(Code that draws figures)

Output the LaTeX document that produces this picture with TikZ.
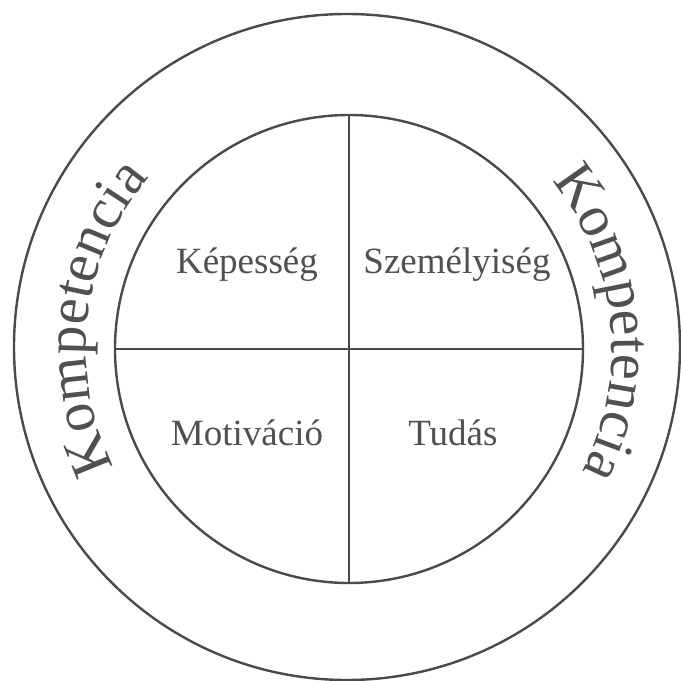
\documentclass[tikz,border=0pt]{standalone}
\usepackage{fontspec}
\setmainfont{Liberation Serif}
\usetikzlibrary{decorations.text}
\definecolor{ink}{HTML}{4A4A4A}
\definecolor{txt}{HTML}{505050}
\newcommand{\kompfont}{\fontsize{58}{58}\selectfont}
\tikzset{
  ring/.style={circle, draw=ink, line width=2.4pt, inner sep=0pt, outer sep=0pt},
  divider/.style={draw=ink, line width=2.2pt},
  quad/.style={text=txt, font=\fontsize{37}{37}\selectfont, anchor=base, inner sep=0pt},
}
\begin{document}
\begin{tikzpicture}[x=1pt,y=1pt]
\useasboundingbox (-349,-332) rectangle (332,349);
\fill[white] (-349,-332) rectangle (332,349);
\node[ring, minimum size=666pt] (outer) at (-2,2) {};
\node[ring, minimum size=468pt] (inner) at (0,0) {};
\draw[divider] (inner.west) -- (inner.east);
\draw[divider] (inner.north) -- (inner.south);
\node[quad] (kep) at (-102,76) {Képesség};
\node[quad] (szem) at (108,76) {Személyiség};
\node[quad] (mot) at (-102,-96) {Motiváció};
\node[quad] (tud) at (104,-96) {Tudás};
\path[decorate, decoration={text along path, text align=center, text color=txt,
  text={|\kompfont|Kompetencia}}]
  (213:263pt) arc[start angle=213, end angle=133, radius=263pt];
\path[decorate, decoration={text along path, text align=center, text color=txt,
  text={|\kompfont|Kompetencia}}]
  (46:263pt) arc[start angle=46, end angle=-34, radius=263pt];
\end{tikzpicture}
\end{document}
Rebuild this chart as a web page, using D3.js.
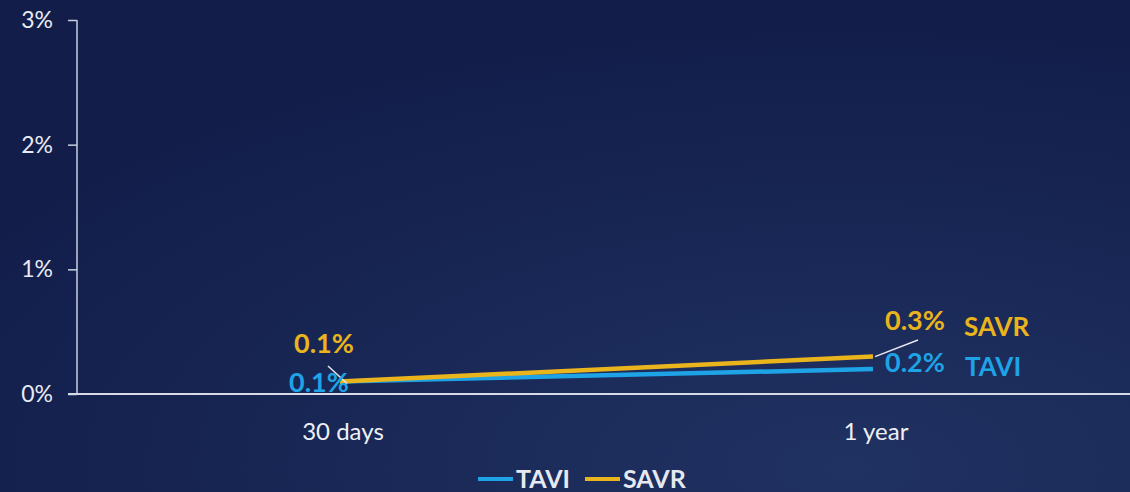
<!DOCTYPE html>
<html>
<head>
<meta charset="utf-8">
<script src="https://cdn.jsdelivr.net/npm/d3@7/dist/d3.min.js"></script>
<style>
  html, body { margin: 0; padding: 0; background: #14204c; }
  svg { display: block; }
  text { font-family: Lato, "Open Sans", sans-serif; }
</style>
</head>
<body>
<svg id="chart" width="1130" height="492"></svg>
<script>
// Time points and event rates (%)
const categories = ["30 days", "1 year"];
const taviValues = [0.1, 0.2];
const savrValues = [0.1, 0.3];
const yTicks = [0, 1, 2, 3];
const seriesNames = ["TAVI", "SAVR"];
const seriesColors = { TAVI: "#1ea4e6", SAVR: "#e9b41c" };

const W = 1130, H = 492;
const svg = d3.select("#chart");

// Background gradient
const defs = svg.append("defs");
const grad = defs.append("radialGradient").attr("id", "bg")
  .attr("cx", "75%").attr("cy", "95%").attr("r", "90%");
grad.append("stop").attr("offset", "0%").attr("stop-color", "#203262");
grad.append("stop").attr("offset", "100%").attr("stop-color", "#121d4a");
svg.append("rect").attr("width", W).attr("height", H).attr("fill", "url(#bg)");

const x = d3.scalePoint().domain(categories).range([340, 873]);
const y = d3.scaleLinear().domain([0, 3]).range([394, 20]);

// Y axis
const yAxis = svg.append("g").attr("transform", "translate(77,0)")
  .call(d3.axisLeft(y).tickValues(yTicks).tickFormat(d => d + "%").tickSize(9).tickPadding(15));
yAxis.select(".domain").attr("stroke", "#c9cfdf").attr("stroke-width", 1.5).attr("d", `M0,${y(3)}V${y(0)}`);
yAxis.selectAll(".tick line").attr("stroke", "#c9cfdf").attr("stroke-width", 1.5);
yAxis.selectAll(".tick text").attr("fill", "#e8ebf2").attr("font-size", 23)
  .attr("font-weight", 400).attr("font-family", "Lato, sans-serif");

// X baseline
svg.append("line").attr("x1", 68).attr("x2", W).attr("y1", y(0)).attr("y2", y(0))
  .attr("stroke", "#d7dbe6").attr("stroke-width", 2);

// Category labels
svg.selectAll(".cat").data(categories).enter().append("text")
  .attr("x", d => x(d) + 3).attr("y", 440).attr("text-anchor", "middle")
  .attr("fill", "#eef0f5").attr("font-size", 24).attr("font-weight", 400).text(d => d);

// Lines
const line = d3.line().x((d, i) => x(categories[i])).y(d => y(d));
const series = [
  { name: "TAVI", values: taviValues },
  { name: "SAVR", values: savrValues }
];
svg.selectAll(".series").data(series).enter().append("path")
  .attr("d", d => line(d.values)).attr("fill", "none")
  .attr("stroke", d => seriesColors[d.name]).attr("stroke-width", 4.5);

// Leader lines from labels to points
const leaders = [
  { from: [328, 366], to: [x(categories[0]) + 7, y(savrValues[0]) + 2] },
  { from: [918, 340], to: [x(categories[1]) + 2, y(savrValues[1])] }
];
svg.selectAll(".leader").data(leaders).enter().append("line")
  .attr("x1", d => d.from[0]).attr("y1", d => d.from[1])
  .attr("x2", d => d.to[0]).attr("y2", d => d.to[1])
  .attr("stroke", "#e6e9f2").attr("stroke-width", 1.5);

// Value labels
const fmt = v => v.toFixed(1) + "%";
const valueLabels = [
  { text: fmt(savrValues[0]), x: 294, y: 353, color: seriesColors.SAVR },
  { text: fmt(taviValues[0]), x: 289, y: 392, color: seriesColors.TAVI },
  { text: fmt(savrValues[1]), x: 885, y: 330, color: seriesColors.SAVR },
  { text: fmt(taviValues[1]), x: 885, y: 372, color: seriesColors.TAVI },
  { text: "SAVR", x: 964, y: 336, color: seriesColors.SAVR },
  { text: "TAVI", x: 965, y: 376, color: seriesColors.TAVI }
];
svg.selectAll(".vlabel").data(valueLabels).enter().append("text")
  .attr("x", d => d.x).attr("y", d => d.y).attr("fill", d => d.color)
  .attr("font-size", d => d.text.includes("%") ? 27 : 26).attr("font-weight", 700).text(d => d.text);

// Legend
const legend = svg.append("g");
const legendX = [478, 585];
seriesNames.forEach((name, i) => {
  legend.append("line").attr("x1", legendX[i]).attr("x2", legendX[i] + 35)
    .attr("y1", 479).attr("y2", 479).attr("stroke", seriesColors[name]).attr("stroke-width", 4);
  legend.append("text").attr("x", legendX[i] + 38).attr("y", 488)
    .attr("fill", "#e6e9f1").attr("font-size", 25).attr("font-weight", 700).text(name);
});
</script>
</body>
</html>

**WHAT THIS TASK INVOLVES:**
Reproduce the material word for word, minus the images.

**ANSWER TO THIS TASK:**
Output the LaTeX document that produces this picture with TikZ.
\documentclass[tikz,border=0pt]{standalone}
\usepackage{fontspec}
\setmainfont{Liberation Serif}
\usetikzlibrary{decorations.text}
\definecolor{ink}{HTML}{4A4A4A}
\definecolor{txt}{HTML}{505050}
\newcommand{\kompfont}{\fontsize{58}{58}\selectfont}
\tikzset{
  ring/.style={circle, draw=ink, line width=2.4pt, inner sep=0pt, outer sep=0pt},
  divider/.style={draw=ink, line width=2.2pt},
  quad/.style={text=txt, font=\fontsize{37}{37}\selectfont, anchor=base, inner sep=0pt},
}
\begin{document}
\begin{tikzpicture}[x=1pt,y=1pt]
\useasboundingbox (-349,-332) rectangle (332,349);
\fill[white] (-349,-332) rectangle (332,349);
\node[ring, minimum size=666pt] (outer) at (-2,2) {};
\node[ring, minimum size=468pt] (inner) at (0,0) {};
\draw[divider] (inner.west) -- (inner.east);
\draw[divider] (inner.north) -- (inner.south);
\node[quad] (kep) at (-102,76) {Képesség};
\node[quad] (szem) at (108,76) {Személyiség};
\node[quad] (mot) at (-102,-96) {Motiváció};
\node[quad] (tud) at (104,-96) {Tudás};
\path[decorate, decoration={text along path, text align=center, text color=txt,
  text={|\kompfont|Kompetencia}}]
  (213:263pt) arc[start angle=213, end angle=133, radius=263pt];
\path[decorate, decoration={text along path, text align=center, text color=txt,
  text={|\kompfont|Kompetencia}}]
  (46:263pt) arc[start angle=46, end angle=-34, radius=263pt];
\end{tikzpicture}
\end{document}
Rebuild this chart as a web page, using D3.js.
<!DOCTYPE html>
<html>
<head>
<meta charset="utf-8">
<script src="https://cdn.jsdelivr.net/npm/d3@7/dist/d3.min.js"></script>
<style>
  html, body { margin: 0; padding: 0; background: #14204c; }
  svg { display: block; }
  text { font-family: Lato, "Open Sans", sans-serif; }
</style>
</head>
<body>
<svg id="chart" width="1130" height="492"></svg>
<script>
// Time points and event rates (%)
const categories = ["30 days", "1 year"];
const taviValues = [0.1, 0.2];
const savrValues = [0.1, 0.3];
const yTicks = [0, 1, 2, 3];
const seriesNames = ["TAVI", "SAVR"];
const seriesColors = { TAVI: "#1ea4e6", SAVR: "#e9b41c" };

const W = 1130, H = 492;
const svg = d3.select("#chart");

// Background gradient
const defs = svg.append("defs");
const grad = defs.append("radialGradient").attr("id", "bg")
  .attr("cx", "75%").attr("cy", "95%").attr("r", "90%");
grad.append("stop").attr("offset", "0%").attr("stop-color", "#203262");
grad.append("stop").attr("offset", "100%").attr("stop-color", "#121d4a");
svg.append("rect").attr("width", W).attr("height", H).attr("fill", "url(#bg)");

const x = d3.scalePoint().domain(categories).range([340, 873]);
const y = d3.scaleLinear().domain([0, 3]).range([394, 20]);

// Y axis
const yAxis = svg.append("g").attr("transform", "translate(77,0)")
  .call(d3.axisLeft(y).tickValues(yTicks).tickFormat(d => d + "%").tickSize(9).tickPadding(15));
yAxis.select(".domain").attr("stroke", "#c9cfdf").attr("stroke-width", 1.5).attr("d", `M0,${y(3)}V${y(0)}`);
yAxis.selectAll(".tick line").attr("stroke", "#c9cfdf").attr("stroke-width", 1.5);
yAxis.selectAll(".tick text").attr("fill", "#e8ebf2").attr("font-size", 23)
  .attr("font-weight", 400).attr("font-family", "Lato, sans-serif");

// X baseline
svg.append("line").attr("x1", 68).attr("x2", W).attr("y1", y(0)).attr("y2", y(0))
  .attr("stroke", "#d7dbe6").attr("stroke-width", 2);

// Category labels
svg.selectAll(".cat").data(categories).enter().append("text")
  .attr("x", d => x(d) + 3).attr("y", 440).attr("text-anchor", "middle")
  .attr("fill", "#eef0f5").attr("font-size", 24).attr("font-weight", 400).text(d => d);

// Lines
const line = d3.line().x((d, i) => x(categories[i])).y(d => y(d));
const series = [
  { name: "TAVI", values: taviValues },
  { name: "SAVR", values: savrValues }
];
svg.selectAll(".series").data(series).enter().append("path")
  .attr("d", d => line(d.values)).attr("fill", "none")
  .attr("stroke", d => seriesColors[d.name]).attr("stroke-width", 4.5);

// Leader lines from labels to points
const leaders = [
  { from: [328, 366], to: [x(categories[0]) + 7, y(savrValues[0]) + 2] },
  { from: [918, 340], to: [x(categories[1]) + 2, y(savrValues[1])] }
];
svg.selectAll(".leader").data(leaders).enter().append("line")
  .attr("x1", d => d.from[0]).attr("y1", d => d.from[1])
  .attr("x2", d => d.to[0]).attr("y2", d => d.to[1])
  .attr("stroke", "#e6e9f2").attr("stroke-width", 1.5);

// Value labels
const fmt = v => v.toFixed(1) + "%";
const valueLabels = [
  { text: fmt(savrValues[0]), x: 294, y: 353, color: seriesColors.SAVR },
  { text: fmt(taviValues[0]), x: 289, y: 392, color: seriesColors.TAVI },
  { text: fmt(savrValues[1]), x: 885, y: 330, color: seriesColors.SAVR },
  { text: fmt(taviValues[1]), x: 885, y: 372, color: seriesColors.TAVI },
  { text: "SAVR", x: 964, y: 336, color: seriesColors.SAVR },
  { text: "TAVI", x: 965, y: 376, color: seriesColors.TAVI }
];
svg.selectAll(".vlabel").data(valueLabels).enter().append("text")
  .attr("x", d => d.x).attr("y", d => d.y).attr("fill", d => d.color)
  .attr("font-size", d => d.text.includes("%") ? 27 : 26).attr("font-weight", 700).text(d => d.text);

// Legend
const legend = svg.append("g");
const legendX = [478, 585];
seriesNames.forEach((name, i) => {
  legend.append("line").attr("x1", legendX[i]).attr("x2", legendX[i] + 35)
    .attr("y1", 479).attr("y2", 479).attr("stroke", seriesColors[name]).attr("stroke-width", 4);
  legend.append("text").attr("x", legendX[i] + 38).attr("y", 488)
    .attr("fill", "#e6e9f1").attr("font-size", 25).attr("font-weight", 700).text(name);
});
</script>
</body>
</html>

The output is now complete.